My print-book consumption for 2019 was very small. It’s not the pile I had in 2017, but each has its place, covering different aspects of the world we live in today. In chronological order of reading:

  • The One Device: Remember that episode of “The Orville” where the replicator effortlessly reconstructed an iPhone? In the real world, putting one of those together requires a LOT more work. This book spans both the physical resources and the decades of research in varied areas of technology that all come together in something I still don’t quite understand the ubiquitousness of.
  • The Hundred-Year Marathon: READ THIS BOOK. It came out in early 2016, and everything that’s happened since makes it even more relevant. China has a plan, and the United States has been falling into the trap for decades. (For starters: China has interpreted of over 150 years of American actions — even accidental or good-intentioned ones — as deliberate malice.)
  • Tomorrow Will Be Different: Sarah McBride came out as transgender in her senior year of college. Since then she has been heavily involved in political issues related to trans people.
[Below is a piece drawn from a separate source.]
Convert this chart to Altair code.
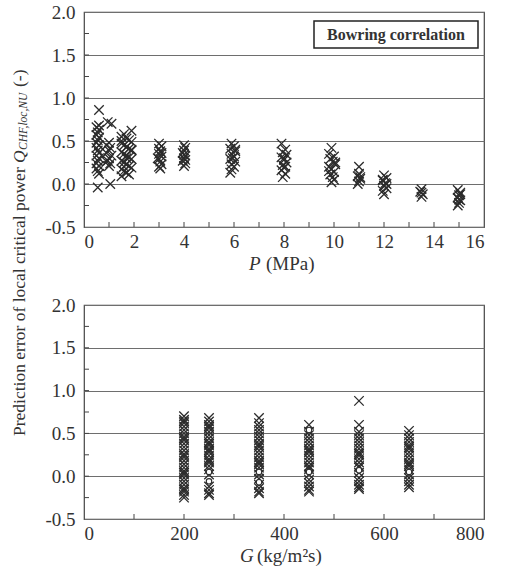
import altair as alt
import pandas as pd

FONT = "Liberation Serif"
INK = "#2b2b2b"

# ---------------- top panel: prediction error vs pressure P (MPa) ----------------
g05_x = [0.6, 0.6, 0.5, 0.6, 0.55, 0.5, 0.6, 0.55, 0.5, 0.6, 0.5, 0.55, 0.6, 0.5, 0.6, 0.55, 0.5, 0.6, 0.5, 0.55, 0.6, 0.55]
g05_y = [0.86, 0.68, 0.66, 0.63, 0.60, 0.57, 0.54, 0.51, 0.48, 0.45, 0.42, 0.39, 0.36, 0.33, 0.30, 0.27, 0.24, 0.21, 0.18, 0.15, 0.12, -0.04]
g10_x = [0.95, 1.1, 1.0, 0.9, 1.05, 1.0, 0.9, 1.1, 1.0, 0.95, 1.05, 1.0, 0.9, 1.05]
g10_y = [0.72, 0.70, 0.48, 0.45, 0.42, 0.39, 0.36, 0.33, 0.30, 0.27, 0.24, 0.21, 0.26, 0.00]
g17_x = [1.9, 1.6, 1.5, 1.7, 1.8, 1.9, 1.5, 1.6, 1.7, 1.8, 1.9, 1.5, 1.6, 1.7, 1.8,
         1.9, 1.5, 1.6, 1.7, 1.8, 1.9, 1.5, 1.6, 1.7, 1.8, 1.5, 1.9, 1.7, 1.6, 1.5]
g17_y = [0.62, 0.58, 0.55, 0.53, 0.51, 0.49, 0.47, 0.45, 0.43, 0.41, 0.39, 0.37, 0.35, 0.33, 0.31,
         0.29, 0.27, 0.25, 0.23, 0.21, 0.19, 0.17, 0.15, 0.13, 0.11, 0.09, 0.40, 0.30, 0.20, 0.50]
g3_x = [3.0, 3.1, 3.0, 3.05, 3.0, 3.1, 3.0, 3.05, 3.1, 3.0, 3.05, 3.1, 2.95]
g3_y = [0.47, 0.44, 0.41, 0.38, 0.35, 0.32, 0.29, 0.26, 0.23, 0.20, 0.18, 0.36, 0.30]
g4_x = [4.0, 4.05, 4.0, 3.95, 4.05, 4.0, 3.95, 4.05, 4.0, 4.0, 4.05]
g4_y = [0.45, 0.42, 0.39, 0.36, 0.33, 0.30, 0.27, 0.24, 0.21, 0.34, 0.28]
g6_x = [5.9, 6.0, 5.85, 6.05, 5.9, 6.0, 5.85, 6.05, 5.9, 6.0, 5.9, 5.85, 6.05, 5.95]
g6_y = [0.47, 0.44, 0.41, 0.38, 0.35, 0.32, 0.29, 0.26, 0.23, 0.20, 0.17, 0.13, 0.40, 0.30]
g8_x = [7.9, 8.05, 7.95, 8.1, 7.9, 8.0, 8.1, 7.95, 8.0, 7.9, 8.05, 7.95, 8.0, 8.05]
g8_y = [0.47, 0.40, 0.37, 0.34, 0.31, 0.28, 0.25, 0.22, 0.19, 0.16, 0.12, 0.08, 0.30, 0.20]
g10p_x = [9.9, 9.8, 10.0, 9.85, 9.95, 10.05, 9.8, 9.9, 10.0, 9.85, 9.95, 10.0, 9.9, 10.05, 9.8]
g10p_y = [0.42, 0.35, 0.32, 0.29, 0.26, 0.23, 0.20, 0.17, 0.14, 0.11, 0.08, 0.05, 0.02, 0.25, 0.15]
g11_x = [11.0, 11.0, 10.95, 11.05, 11.0, 10.95, 11.05]
g11_y = [0.20, 0.12, 0.09, 0.06, 0.03, 0.00, 0.08]
g12_x = [12.0, 12.1, 11.95, 12.05, 12.0, 12.1, 11.95, 12.0, 12.1, 11.95]
g12_y = [0.10, 0.07, 0.04, 0.01, -0.02, -0.05, -0.08, -0.12, 0.00, 0.05]
g135_x = [13.5, 13.45, 13.55, 13.5, 13.5]
g135_y = [-0.06, -0.09, -0.12, -0.15, -0.10]
g15_x = [14.95, 15.05, 15.0, 14.95, 15.05, 15.0, 14.95, 15.05, 15.0]
g15_y = [-0.07, -0.10, -0.13, -0.16, -0.19, -0.22, -0.25, -0.12, -0.18]

# ---------------- bottom panel: prediction error vs mass flux G ----------------
G_levels = [200, 250, 350, 450, 550, 650]
e_g200 = [0.70, 0.66, 0.62, 0.58, 0.54, 0.50, 0.46, 0.42, 0.38, 0.34, 0.30, 0.26, 0.22, 0.18, 0.14,
          0.10, 0.06, 0.02, -0.02, -0.06, -0.10, -0.14, -0.18, -0.22, -0.25, 0.64, 0.44, 0.24, 0.04, -0.16]
e_g250 = [0.68, 0.64, 0.60, 0.56, 0.52, 0.48, 0.44, 0.40, 0.36, 0.32, 0.28, 0.24, 0.20, 0.16, 0.12,
          0.08, 0.02, -0.12, -0.16, -0.20, -0.22, 0.58, 0.38, 0.18, 0.30]
e_g350 = [0.68, 0.62, 0.58, 0.54, 0.50, 0.46, 0.42, 0.38, 0.34, 0.30, 0.26, 0.22, 0.18, 0.14, 0.10,
          0.06, 0.02, -0.03, -0.10, -0.14, -0.18, -0.20, 0.36, 0.16]
e_g450 = [0.60, 0.52, 0.48, 0.44, 0.40, 0.36, 0.32, 0.28, 0.24, 0.20, 0.16, 0.12, 0.08, 0.02,
          -0.04, -0.08, -0.12, -0.16, -0.18, 0.30, 0.10]
e_g550 = [0.88, 0.60, 0.52, 0.48, 0.44, 0.40, 0.36, 0.32, 0.28, 0.24, 0.20, 0.16, 0.12, 0.04,
          -0.02, -0.06, -0.10, -0.13, -0.15, 0.26, 0.10]
e_g650 = [0.53, 0.48, 0.44, 0.40, 0.36, 0.32, 0.28, 0.24, 0.20, 0.16, 0.12, 0.08, 0.02,
          -0.02, -0.06, -0.10, -0.13, 0.34, 0.14]
circ_G = [250, 250, 350, 350, 450, 450, 550, 650]
circ_E = [-0.06, 0.05, -0.07, 0.05, 0.54, 0.05, 0.07, 0.05]

# axis values
y_major = [-0.5, 0.0, 0.5, 1.0, 1.5, 2.0]
y_minor = [-0.25, 0.0, 0.25, 0.5, 0.75, 1.0, 1.25, 1.5, 1.75]
p_major = [0, 2, 4, 6, 8, 10, 12, 14, 16]
p_minor = [1, 2, 3, 4, 5, 6, 7, 8, 9, 10, 11, 12, 13, 14, 15]
g_major = [0, 200, 400, 600, 800]
g_minor = [100, 200, 300, 400, 500, 600, 700]

# ---------------- build tables ----------------
top_rows = []
for xs, ys_ in [(g05_x, g05_y), (g10_x, g10_y), (g17_x, g17_y), (g3_x, g3_y), (g4_x, g4_y),
                (g6_x, g6_y), (g8_x, g8_y), (g10p_x, g10p_y), (g11_x, g11_y), (g12_x, g12_y),
                (g135_x, g135_y), (g15_x, g15_y)]:
    for a, b in zip(xs, ys_):
        top_rows.append({"P": a, "E": b})
top_df = pd.DataFrame(top_rows)

bot_rows = []
for g, es in zip(G_levels, [e_g200, e_g250, e_g350, e_g450, e_g550, e_g650]):
    for e in es:
        bot_rows.append({"G": g, "E": e})
bot_df = pd.DataFrame(bot_rows)
circ_df = pd.DataFrame({"G": circ_G, "E": circ_E})

one = pd.DataFrame({"k": [0]})

W, H1, H2 = 400, 215, 214
XSHAPE = "M-1,-1L1,1M-1,1L1,-1"

ys = alt.Scale(domain=[-0.5, 2.0], nice=False, zero=False)
xs_top = alt.Scale(domain=[0, 16], nice=False, zero=False)
xs_bot = alt.Scale(domain=[0, 800], nice=False, zero=False)

y_axis = alt.Axis(values=y_major, grid=True, gridColor="#6e6e6e", gridWidth=1, domain=False,
                  ticks=False, labelFont=FONT, labelFontSize=19, labelColor="#333", labelPadding=9,
                  title=None,
                  labelExpr="datum.value < 0 ? '-' + format(-datum.value, '.1f') : format(datum.value, '.1f')")


def x_axis(vals):
    return alt.Axis(values=vals, grid=False, domain=False, ticks=False, labelFont=FONT,
                    labelFontSize=19, labelColor="#333", labelPadding=5, title=None, format="d")


def xmarks(df, xfield, xscale, vals):
    return alt.Chart(df).mark_point(shape=XSHAPE, filled=False, size=90, stroke=INK,
                                    strokeWidth=1.3, opacity=1).encode(
        x=alt.X(f"{xfield}:Q", scale=xscale, axis=x_axis(vals)),
        y=alt.Y("E:Q", scale=ys, axis=y_axis),
    )


def yticks():
    return alt.Chart(pd.DataFrame({"E": y_minor})).mark_rule(color="#444", strokeWidth=1).encode(
        y=alt.Y("E:Q", scale=ys, axis=y_axis), x=alt.value(0), x2=alt.value(5))


def xticks(field, vals, xscale, major, h):
    return alt.Chart(pd.DataFrame({field: vals})).mark_rule(color="#444", strokeWidth=1).encode(
        x=alt.X(f"{field}:Q", scale=xscale, axis=x_axis(major)), y=alt.value(h), y2=alt.value(h - 5))


def txt(s, x, y, size=19, style="normal", weight="normal", align="left", angle=0):
    kw = dict(text=s, font=FONT, fontSize=size, fontStyle=style, fontWeight=weight,
              align=align, baseline="middle", color="#333")
    if angle:
        kw["angle"] = angle
    return alt.Chart(one).mark_text(**kw).encode(x=alt.value(x), y=alt.value(y))


box = alt.Chart(one).mark_rect(fill="white", stroke="#222", strokeWidth=1.5).encode(
    x=alt.value(230), x2=alt.value(394), y=alt.value(9), y2=alt.value(36))

top = alt.layer(
    xmarks(top_df, "P", xs_top, p_major),
    yticks(),
    xticks("P", p_minor, xs_top, p_major, H1),
    box,
    txt("Bowring correlation", 312, 23, size=16, weight="bold", align="center"),
    txt("P", 165, 252, style="italic"),
    txt("(MPa)", 182, 252),
    # y title (spans both panels), reads bottom-to-top
    txt("Prediction error of local critical power", -64, 424, size=17.5, angle=270),
    txt("Q", -64, 151, size=17.5, style="italic", angle=270),
    txt("CHF,loc,NU", -60, 138, size=11.5, style="italic", angle=270),
    txt("(-)", -64, 75, size=17.5, angle=270),
).properties(width=W, height=H1)

bottom = alt.layer(
    xmarks(bot_df, "G", xs_bot, g_major),
    alt.Chart(circ_df).mark_point(shape="circle", filled=True, fill="white", stroke=INK,
                                  strokeWidth=1.1, size=30, opacity=1).encode(
        x=alt.X("G:Q", scale=xs_bot, axis=x_axis(g_major)), y=alt.Y("E:Q", scale=ys, axis=y_axis)),
    yticks(),
    xticks("G", g_minor, xs_bot, g_major, H2),
    txt("G", 156, 251, style="italic"),
    txt("(kg/m²s)", 173, 251),
).properties(width=W, height=H2)

chart = alt.vconcat(top, bottom, spacing=78, bounds="flush").configure_view(
    stroke="#444", strokeWidth=1.2
).properties(
    padding={"left": 10, "top": 2, "right": 5, "bottom": 0},
    background="white",
)

chart.save("out.html", embed_options={"renderer": "svg", "actions": False})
  • Shattered: Political campaign narratives often fall into two categories. The winning campaign is a well-oiled machine that made setbacks temporary and had a message that resonated with the American people; losing campaigns were cavalcades of catastrophes that end with finger-pointing and a hundred times where things went wrong. This book is about Hillary Clinton’s 2016 campaign, and the preceding sentence may or may not apply.